### Problem to work on:
Take the lines from the top down to and including the one with "ha='center', va='center', fontsize=12, color='black', zorder=5)" and repeat them exactly. Omit images.

### Given information:
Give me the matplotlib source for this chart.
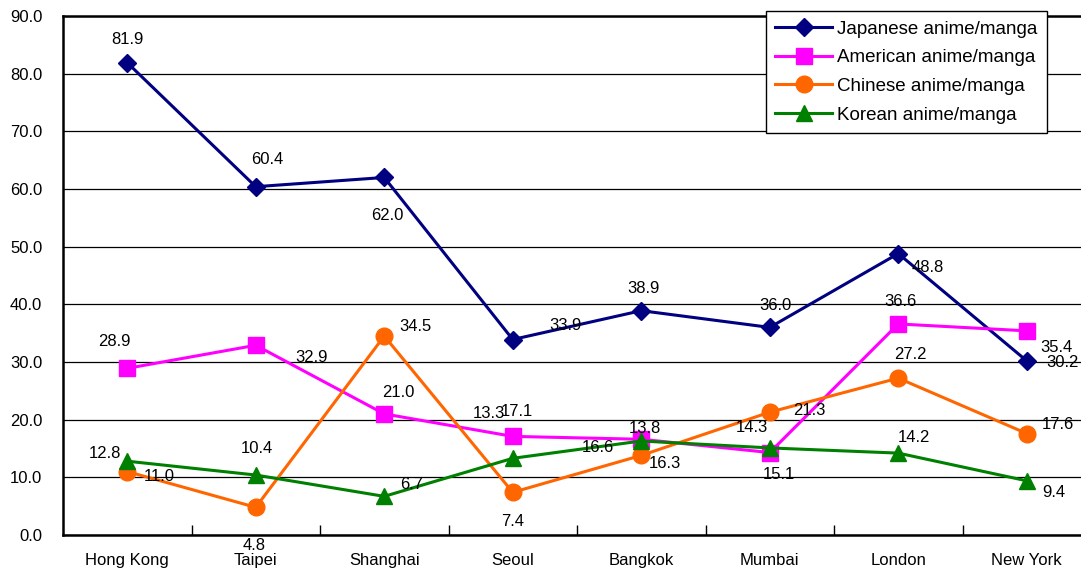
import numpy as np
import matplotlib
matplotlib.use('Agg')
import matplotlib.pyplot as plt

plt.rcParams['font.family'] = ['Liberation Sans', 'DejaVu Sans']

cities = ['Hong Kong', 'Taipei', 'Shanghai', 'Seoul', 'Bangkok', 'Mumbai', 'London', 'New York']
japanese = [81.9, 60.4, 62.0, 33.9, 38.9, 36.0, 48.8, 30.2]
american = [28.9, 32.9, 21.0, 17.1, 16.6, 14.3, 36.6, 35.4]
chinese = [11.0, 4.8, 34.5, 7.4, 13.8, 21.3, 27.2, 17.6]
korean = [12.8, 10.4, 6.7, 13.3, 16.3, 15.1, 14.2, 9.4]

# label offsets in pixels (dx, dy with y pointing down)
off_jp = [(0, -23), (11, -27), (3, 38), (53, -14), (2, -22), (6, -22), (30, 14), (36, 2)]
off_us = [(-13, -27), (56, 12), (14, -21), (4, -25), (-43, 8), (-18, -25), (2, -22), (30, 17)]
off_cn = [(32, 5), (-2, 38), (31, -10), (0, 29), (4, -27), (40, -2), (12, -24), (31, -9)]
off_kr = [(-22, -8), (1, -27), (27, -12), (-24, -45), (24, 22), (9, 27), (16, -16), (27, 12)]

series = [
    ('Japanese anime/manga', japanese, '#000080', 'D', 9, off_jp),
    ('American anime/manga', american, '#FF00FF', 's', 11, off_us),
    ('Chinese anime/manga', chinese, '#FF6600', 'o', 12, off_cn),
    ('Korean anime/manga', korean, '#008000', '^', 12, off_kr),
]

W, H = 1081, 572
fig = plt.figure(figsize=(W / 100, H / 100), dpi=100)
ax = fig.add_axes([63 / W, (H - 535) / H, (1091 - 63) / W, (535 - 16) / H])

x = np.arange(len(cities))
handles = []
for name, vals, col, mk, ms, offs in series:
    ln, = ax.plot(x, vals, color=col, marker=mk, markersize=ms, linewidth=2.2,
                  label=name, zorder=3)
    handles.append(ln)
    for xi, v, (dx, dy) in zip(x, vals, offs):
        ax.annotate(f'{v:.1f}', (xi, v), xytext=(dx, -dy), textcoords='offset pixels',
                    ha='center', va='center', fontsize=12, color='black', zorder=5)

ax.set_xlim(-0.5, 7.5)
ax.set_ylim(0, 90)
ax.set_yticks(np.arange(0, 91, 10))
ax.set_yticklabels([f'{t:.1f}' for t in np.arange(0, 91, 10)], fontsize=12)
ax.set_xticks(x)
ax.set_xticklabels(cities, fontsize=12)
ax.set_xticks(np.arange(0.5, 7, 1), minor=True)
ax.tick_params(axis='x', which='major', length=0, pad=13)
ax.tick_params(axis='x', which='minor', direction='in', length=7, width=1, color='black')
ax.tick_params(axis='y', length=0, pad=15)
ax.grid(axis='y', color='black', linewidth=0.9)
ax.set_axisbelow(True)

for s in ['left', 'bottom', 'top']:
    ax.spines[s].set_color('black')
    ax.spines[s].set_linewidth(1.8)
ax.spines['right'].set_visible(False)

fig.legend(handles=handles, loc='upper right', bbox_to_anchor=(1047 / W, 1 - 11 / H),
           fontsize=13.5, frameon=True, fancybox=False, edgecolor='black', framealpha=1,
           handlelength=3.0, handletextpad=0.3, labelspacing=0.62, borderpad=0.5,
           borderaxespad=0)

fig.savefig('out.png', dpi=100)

### Reply:
Give me the matplotlib source for this chart.
import numpy as np
import matplotlib
matplotlib.use('Agg')
import matplotlib.pyplot as plt

plt.rcParams['font.family'] = ['Liberation Sans', 'DejaVu Sans']

cities = ['Hong Kong', 'Taipei', 'Shanghai', 'Seoul', 'Bangkok', 'Mumbai', 'London', 'New York']
japanese = [81.9, 60.4, 62.0, 33.9, 38.9, 36.0, 48.8, 30.2]
american = [28.9, 32.9, 21.0, 17.1, 16.6, 14.3, 36.6, 35.4]
chinese = [11.0, 4.8, 34.5, 7.4, 13.8, 21.3, 27.2, 17.6]
korean = [12.8, 10.4, 6.7, 13.3, 16.3, 15.1, 14.2, 9.4]

# label offsets in pixels (dx, dy with y pointing down)
off_jp = [(0, -23), (11, -27), (3, 38), (53, -14), (2, -22), (6, -22), (30, 14), (36, 2)]
off_us = [(-13, -27), (56, 12), (14, -21), (4, -25), (-43, 8), (-18, -25), (2, -22), (30, 17)]
off_cn = [(32, 5), (-2, 38), (31, -10), (0, 29), (4, -27), (40, -2), (12, -24), (31, -9)]
off_kr = [(-22, -8), (1, -27), (27, -12), (-24, -45), (24, 22), (9, 27), (16, -16), (27, 12)]

series = [
    ('Japanese anime/manga', japanese, '#000080', 'D', 9, off_jp),
    ('American anime/manga', american, '#FF00FF', 's', 11, off_us),
    ('Chinese anime/manga', chinese, '#FF6600', 'o', 12, off_cn),
    ('Korean anime/manga', korean, '#008000', '^', 12, off_kr),
]

W, H = 1081, 572
fig = plt.figure(figsize=(W / 100, H / 100), dpi=100)
ax = fig.add_axes([63 / W, (H - 535) / H, (1091 - 63) / W, (535 - 16) / H])

x = np.arange(len(cities))
handles = []
for name, vals, col, mk, ms, offs in series:
    ln, = ax.plot(x, vals, color=col, marker=mk, markersize=ms, linewidth=2.2,
                  label=name, zorder=3)
    handles.append(ln)
    for xi, v, (dx, dy) in zip(x, vals, offs):
        ax.annotate(f'{v:.1f}', (xi, v), xytext=(dx, -dy), textcoords='offset pixels',
                    ha='center', va='center', fontsize=12, color='black', zorder=5)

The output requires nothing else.